Pubblicato su “Il manifesto” del 4 Dicembre 2009
Sin dalle prime forme di comunicazione, il corpo umano ha costituito la fonte di ispirazione principale; lo si vede nell’arte come nella letteratura, nella drammaturgia come nell’architettura, dove è perfino diventato canone di misura, perfetta armonia capace di stabilire le proporzioni di un edificio o una città. L’uomo ha sempre voluto rappresentare se stesso, per guardarsi in uno specchio, per salvaguardare l’integrità della sua materia, per definire i parametri della bellezza, per sancire l’inviolabilità della sua specie. Quando invece il corpo viene mostrato violato è per suscitare pietas, identificando la sofferenza altrui con quella propria. Una sofferenza che si accetta come ineluttabile quando a minare il corpo è una malattia. Se invece la sofferenza è inflitta da altri esseri umani la si condanna come una contraddizione di termini, malamente giustificata da quella legge della sopravvivenza che governa il genere animale. La sofferenza del corpo è infine inaccettabile quando inflitta da chi è preposto a tutelare i suoi simili, e costituisce il più vigliacco degli inganni. Per queste ragioni il corpo di un ragazzo di trentatré anni, morto duemila anni fa per le sevizie delle sue guardie, è diventato simbolo di pietas per i secoli a venire. Fra i colpevoli di quel massacro fu annoverato chi se ne lavò le mani, così come non c’è stato perdono per chi sessant’anni fa si è giustificato sostenendo di avere eseguito degli ordini.

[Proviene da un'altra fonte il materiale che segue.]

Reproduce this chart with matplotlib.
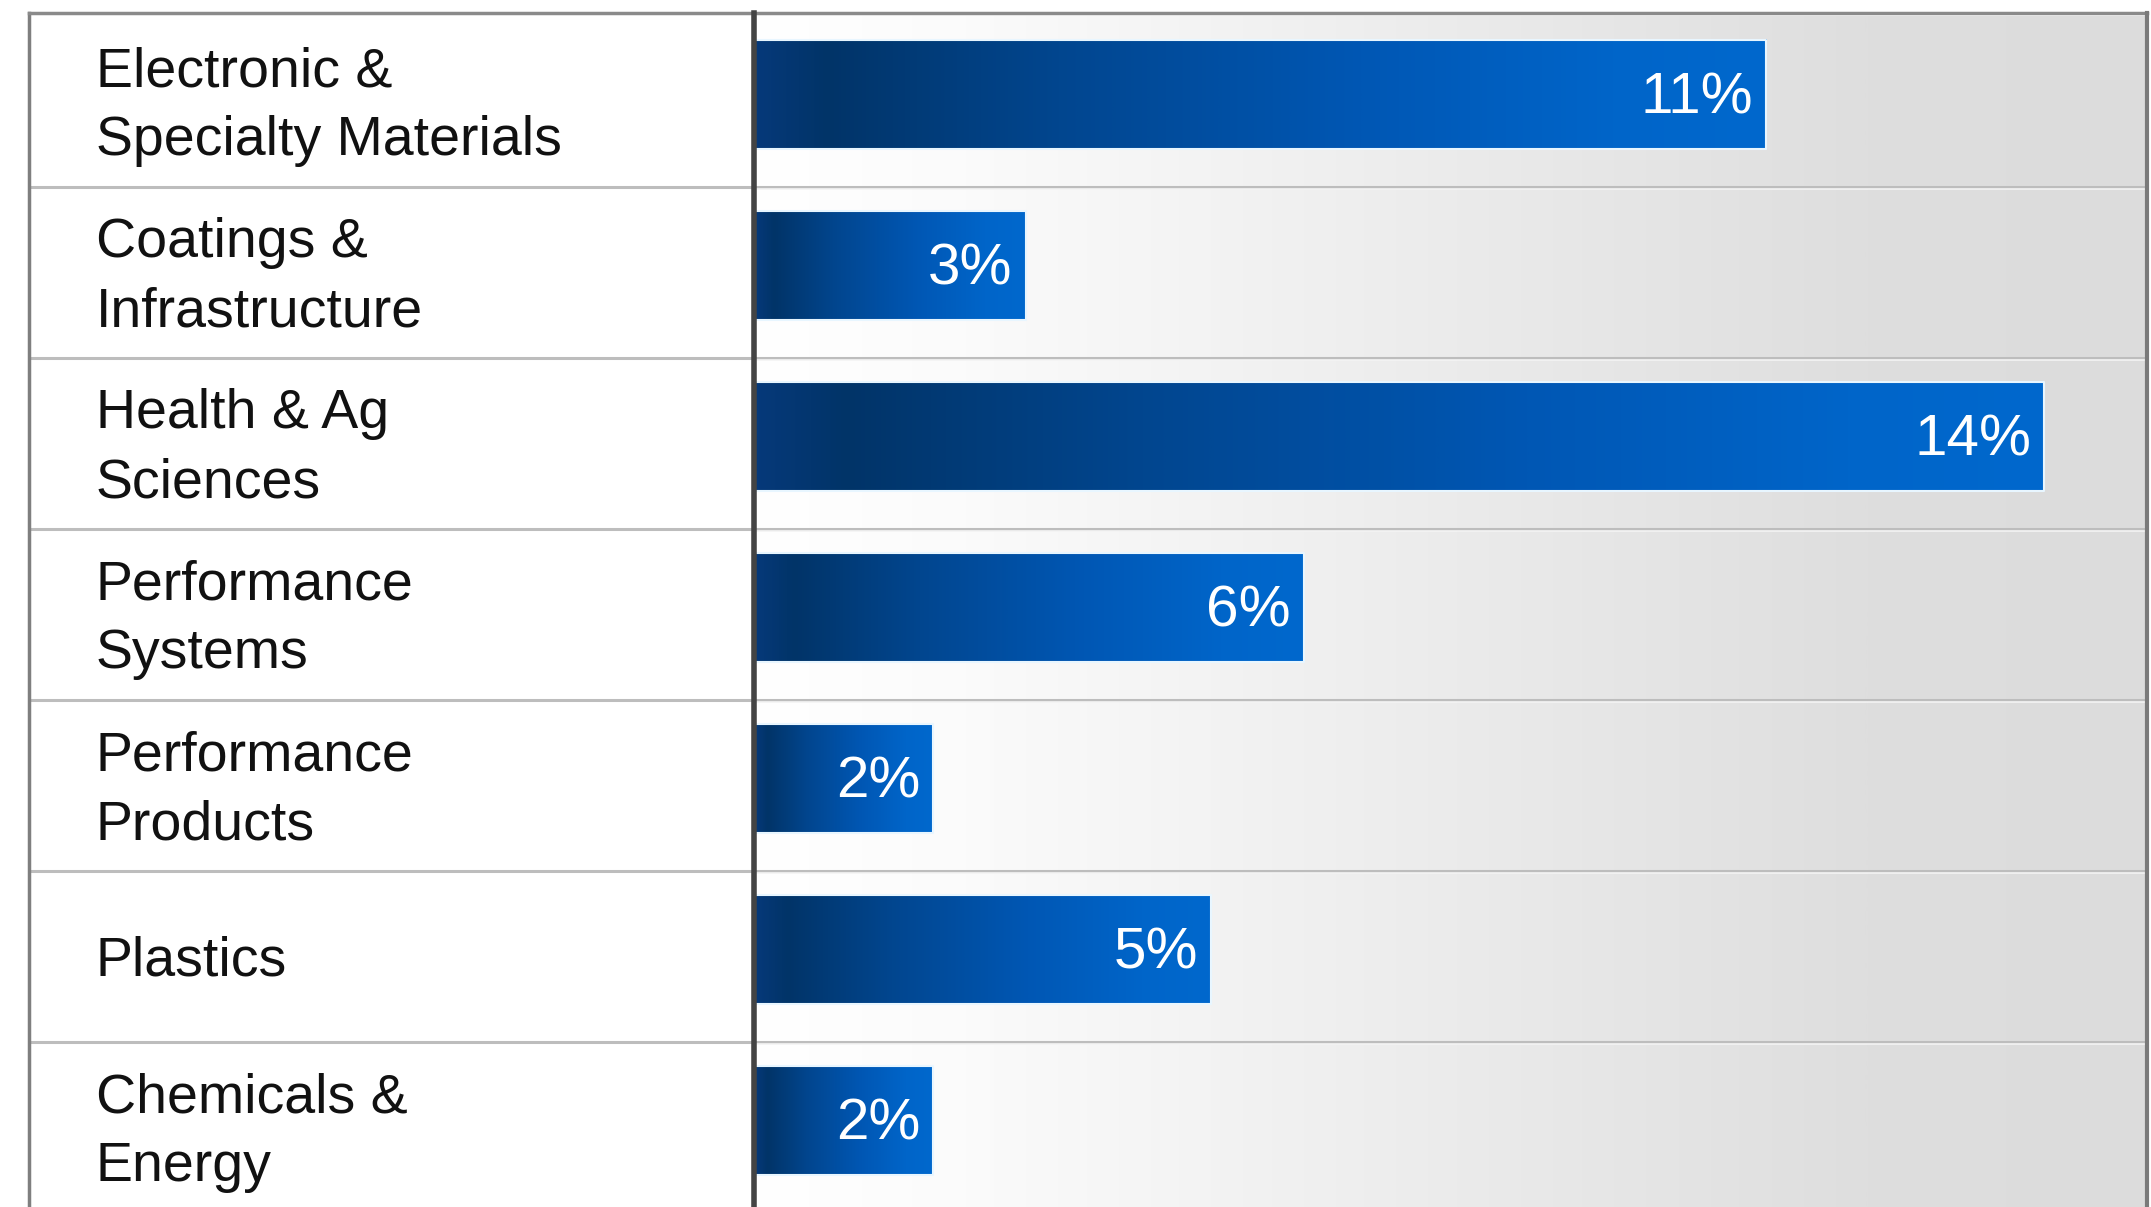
import numpy as np
import matplotlib
matplotlib.use("Agg")
from matplotlib import pyplot as plt
from matplotlib.colors import LinearSegmentedColormap

plt.rcParams["font.family"] = ["Liberation Sans", "DejaVu Sans"]

# data, top to bottom
segments = ["Electronic &\nSpecialty Materials", "Coatings &\nInfrastructure",
            "Health & Ag\nSciences", "Performance\nSystems",
            "Performance\nProducts", "Plastics", "Chemicals &\nEnergy"]
values = [11, 3, 14, 6, 2, 5, 2]
value_labels = ["11%", "3%", "14%", "6%", "2%", "5%", "2%"]

W, H = 2151, 1207
fig = plt.figure(figsize=(W / 100, H / 100), dpi=100)
fig.patch.set_facecolor("white")

x0, xdiv, x1 = 29, 754, 2147
ytop, ybot = 16, 1213
n = len(segments)

def fig_rect(l, r, t, b):
    return [l / W, 1 - b / H, (r - l) / W, (b - t) / H]

ax_l = fig.add_axes(fig_rect(x0, xdiv, ytop, ybot))
ax_r = fig.add_axes(fig_rect(xdiv, x1, ytop, ybot))

for ax in (ax_l, ax_r):
    ax.set_ylim(n, 0)
    ax.set_xticks([])
    ax.set_yticks([])
    for s in ax.spines.values():
        s.set_visible(False)

ax_l.set_xlim(0, 1)
ax_r.set_xlim(0.065, 15.11)

# background gradient of bar panel
bg = LinearSegmentedColormap.from_list("bg", [(0, "#ffffff"), (0.15, "#fbfbfb"),
                                              (0.55, "#e9e9e9"), (0.8, "#dedede"),
                                              (1, "#dcdcdc")])
grad = np.linspace(0, 1, 512).reshape(1, -1)
ax_r.imshow(grad, cmap=bg, aspect="auto", extent=[0.065, 15.11, n, 0], zorder=0)

# bars with own gradient
bar_cm = LinearSegmentedColormap.from_list("bar", [(0, "#06397a"), (0.07, "#013468"),
                                                   (0.3, "#02468f"), (0.6, "#0057b4"),
                                                   (0.85, "#0065c9"), (1, "#0068cd")])
for i, (v, lab) in enumerate(zip(values, value_labels)):
    yc = i + 0.46
    h = 0.64
    ax_r.imshow(grad, cmap=bar_cm, aspect="auto",
                extent=[0.08, v, yc + h / 2, yc - h / 2], zorder=2)
    ax_r.plot([0, v, v, 0], [yc - h / 2, yc - h / 2, yc + h / 2, yc + h / 2],
              color="#e8f6ff", lw=1.5, zorder=3)
    ax_r.text(v - 0.14, yc + 0.02, lab, color="white", fontsize=42,
              ha="right", va="center", zorder=4)
ax_r.set_xlim(0.065, 15.11)
ax_r.set_ylim(n, 0)

# labels
for i, s in enumerate(segments):
    ax_l.text(0.092, i + 0.53, s, fontsize=40, color="#111111",
              ha="left", va="center", linespacing=1.42)

# row separators
for i in range(1, n):
    ax_l.axhline(i, color="#bdbdbd", lw=2.2, zorder=5)
    ax_r.axhline(i, color="#bdbdbd", lw=2.2, zorder=5)
    ax_r.axhline(i + 0.012, color="#f4f4f4", lw=1.2, zorder=5)

# frame lines
fig.add_artist(plt.Line2D([x0 / W, x0 / W], [0, 1 - 13 / H], color="#7f7f7f", lw=2.5))
fig.add_artist(plt.Line2D([x0 / W, x1 / W], [1 - 13 / H, 1 - 13 / H], color="#8a8a8a", lw=2.5))
fig.add_artist(plt.Line2D([xdiv / W, xdiv / W], [0, 1 - 13 / H], color="#444444", lw=4))
fig.add_artist(plt.Line2D([x1 / W, x1 / W], [0, 1 - 13 / H], color="#7a7a7a", lw=3))

fig.savefig("out.png", dpi=100, facecolor="white")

Di quel patimento di membra l’arte ha poi descritto i dettagli più inquietanti, mentre la letteratura e la filosofia hanno scavato il profondo del male dell’anima. Un’attenzione capace di elaborare un lutto collettivo, un monito volto a bandire la sofferenza dalla storia del mondo. Ma i simboli spesso sopravvivono alle loro intenzioni e succede adesso che quel corpo piagato venga brandito come un vessillo, da chi emana leggi che contravvengono gli insegnamenti di rispetto umano che esso voleva significare, da chi respinge chi cerca una vita migliore, non perdona chi ha sbagliato, non aiuta chi si è perso, non consente la pietosa composizione di un corpo morto da tempo. Lo vorrei dappertutto quel simbolo, se servisse a fermare guerre e ingiustizie; vedo invece che tanta sovraesposizione provoca uno svuotamento di significato e inutili divisioni. Sarebbe meglio recuperare i principi etici che stanno alla sua base e difenderli in modi diversi. Succede così che in un mondo che sembra alla rovescia, il corpo martoriato di un ragazzo di oggigiorno, umiliato nel fisico da chi doveva tutelarlo, abbandonato da medici e infermieri che si sono girati dall’altra parte, emblema di sofferenza e di sopruso, riesca a risvegliare quel senso di pietas che una società senza bussola sembrava avere perduto. Ci riporta quel corpo ai sentimenti primordiali di difesa di noi stessi, della nostra integrità, ci avvisa che nel corso della storia rischiamo continuamente di perdere ciò che abbiamo appena conquistato, in un andamento ciclico che ripropone mostri antichi ingenuamente ritenuti sconfitti e dove i vigliacchi giocano il ruolo di sodali. Ancora una volta siamo chiamati a ricominciare daccapo, da principi semplici che mai devono essere dati per scontati: il rispetto, l’eguaglianza, la fratellanza, l’accoglienza, il pentimento, il perdono, la conoscenza, la curiosità intellettuale.